(Collected data entries)
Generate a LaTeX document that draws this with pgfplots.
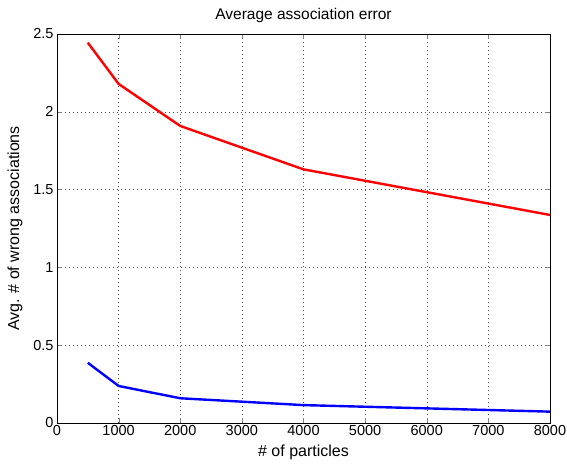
\documentclass[border=0pt]{standalone}
\usepackage{fontspec}
\setmainfont{Liberation Sans}
\usepackage{pgfplots}
\pgfplotsset{compat=1.18}
\begin{document}
\begin{tikzpicture}[x=1pt,y=1pt]
\begin{axis}[
  at={(0,0)}, anchor=south west,
  scale only axis, width=493pt, height=389pt,
  xmin=0, xmax=8000, ymin=0, ymax=2.5,
  xtick={0,1000,...,8000}, ytick={0,0.5,1,1.5,2,2.5},
  scaled x ticks=false,
  xticklabel style={/pgf/number format/1000 sep={}},
  /pgf/number format/assume math mode=true,
  tick label style={font=\fontsize{14.5}{16}\selectfont},
  xticklabel style={yshift=1pt},
  tick align=inside, tick pos=both,
  major tick length=5pt,
  grid=major,
  major grid style={black!70, line width=0.5pt, dash pattern=on 0.8pt off 3.2pt},
  axis line style={line width=0.6pt},
  title={Average association error},
  title style={font=\fontsize{15.5}{17}\selectfont, yshift=2pt},
  xlabel={\# of particles},
  ylabel={Avg. \# of wrong associations},
  label style={font=\fontsize{16}{18}\selectfont},
  xlabel style={yshift=-2pt},
  ylabel style={yshift=4pt},
]
\addplot[red, line width=2.4pt] coordinates {(500,2.444) (1000,2.179) (2000,1.909) (4000,1.630) (8000,1.337)};
\addplot[blue, line width=2.4pt] coordinates {(500,0.387) (1000,0.238) (2000,0.159) (4000,0.115) (8000,0.073)};
\end{axis}
\pgfresetboundingbox
\path[use as bounding box] (-57,-43) rectangle (510,423);
\end{tikzpicture}
\end{document}
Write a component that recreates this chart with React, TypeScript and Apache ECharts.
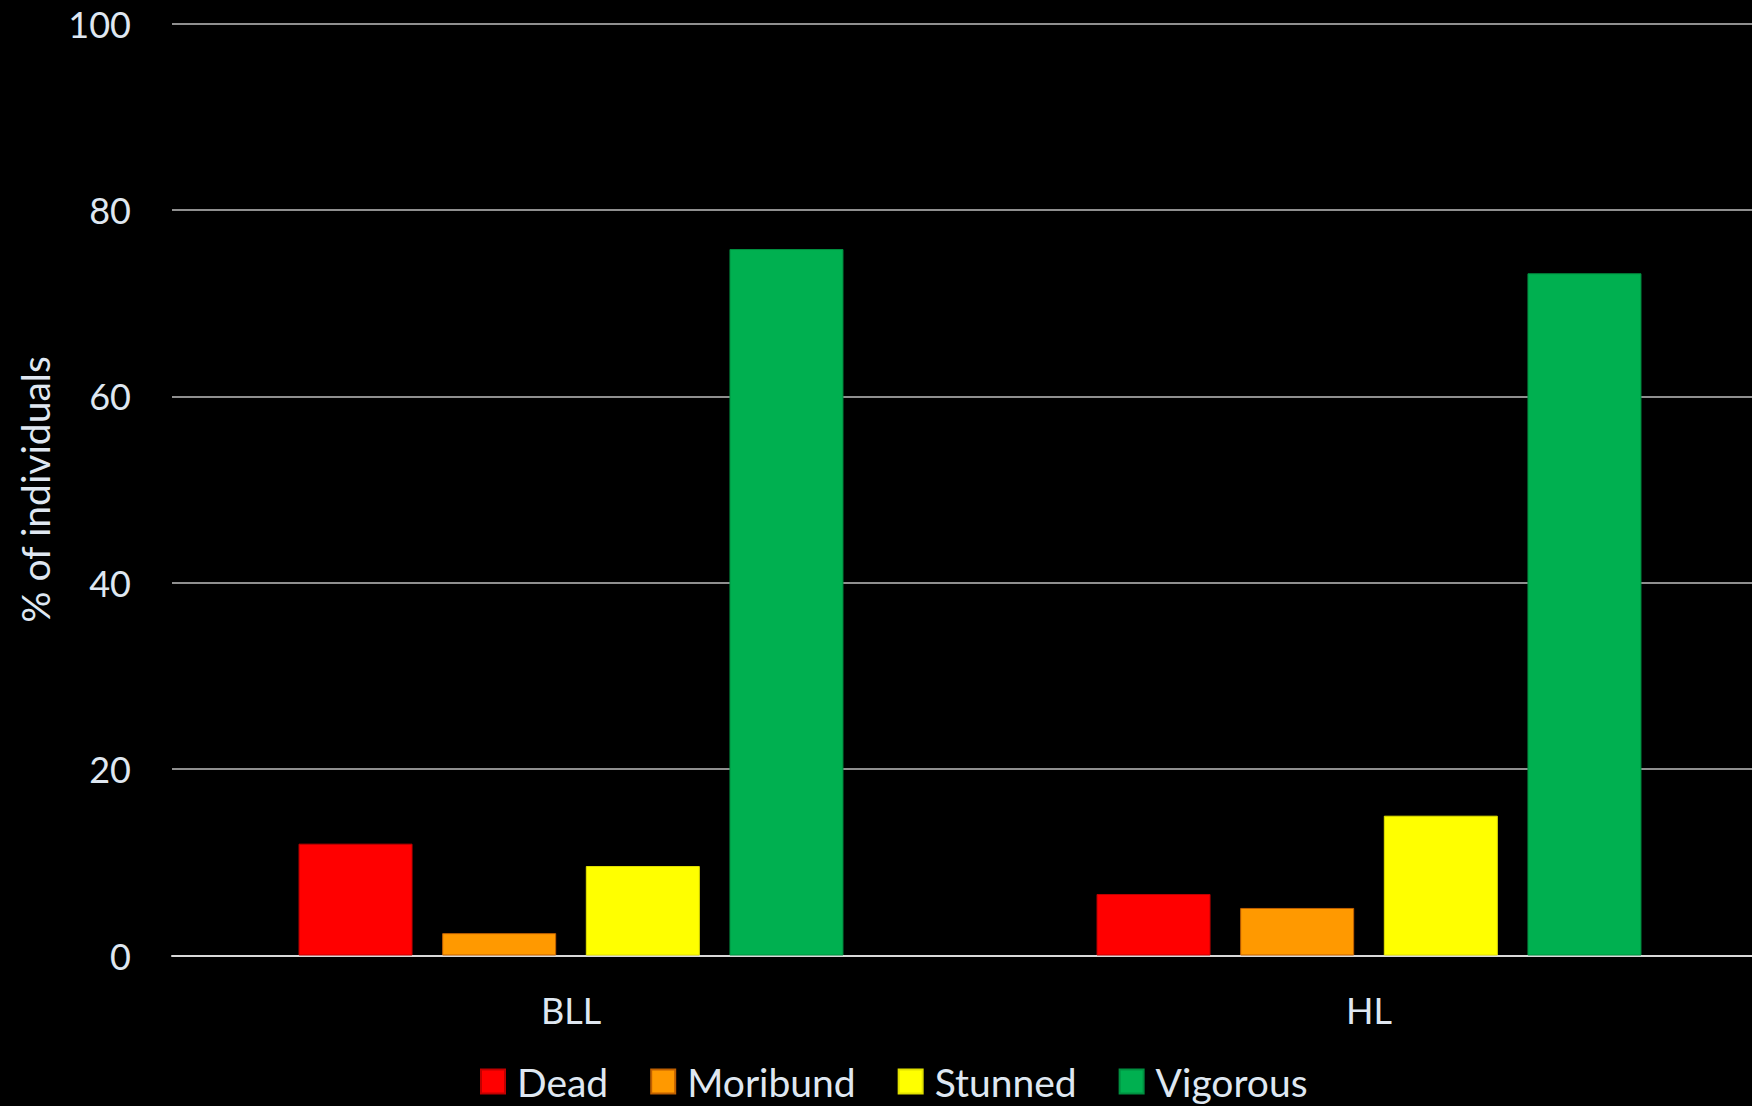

■ EXERCISE PROMPT: Give every record again exactly, apart from the pictures, which stay out.

■ EXERCISE SOLUTION:
Generate a LaTeX document that draws this with pgfplots.
\documentclass[border=0pt]{standalone}
\usepackage{fontspec}
\setmainfont{Liberation Sans}
\usepackage{pgfplots}
\pgfplotsset{compat=1.18}
\begin{document}
\begin{tikzpicture}[x=1pt,y=1pt]
\begin{axis}[
  at={(0,0)}, anchor=south west,
  scale only axis, width=493pt, height=389pt,
  xmin=0, xmax=8000, ymin=0, ymax=2.5,
  xtick={0,1000,...,8000}, ytick={0,0.5,1,1.5,2,2.5},
  scaled x ticks=false,
  xticklabel style={/pgf/number format/1000 sep={}},
  /pgf/number format/assume math mode=true,
  tick label style={font=\fontsize{14.5}{16}\selectfont},
  xticklabel style={yshift=1pt},
  tick align=inside, tick pos=both,
  major tick length=5pt,
  grid=major,
  major grid style={black!70, line width=0.5pt, dash pattern=on 0.8pt off 3.2pt},
  axis line style={line width=0.6pt},
  title={Average association error},
  title style={font=\fontsize{15.5}{17}\selectfont, yshift=2pt},
  xlabel={\# of particles},
  ylabel={Avg. \# of wrong associations},
  label style={font=\fontsize{16}{18}\selectfont},
  xlabel style={yshift=-2pt},
  ylabel style={yshift=4pt},
]
\addplot[red, line width=2.4pt] coordinates {(500,2.444) (1000,2.179) (2000,1.909) (4000,1.630) (8000,1.337)};
\addplot[blue, line width=2.4pt] coordinates {(500,0.387) (1000,0.238) (2000,0.159) (4000,0.115) (8000,0.073)};
\end{axis}
\pgfresetboundingbox
\path[use as bounding box] (-57,-43) rectangle (510,423);
\end{tikzpicture}
\end{document}
Write a component that recreates this chart with React, TypeScript and Apache ECharts.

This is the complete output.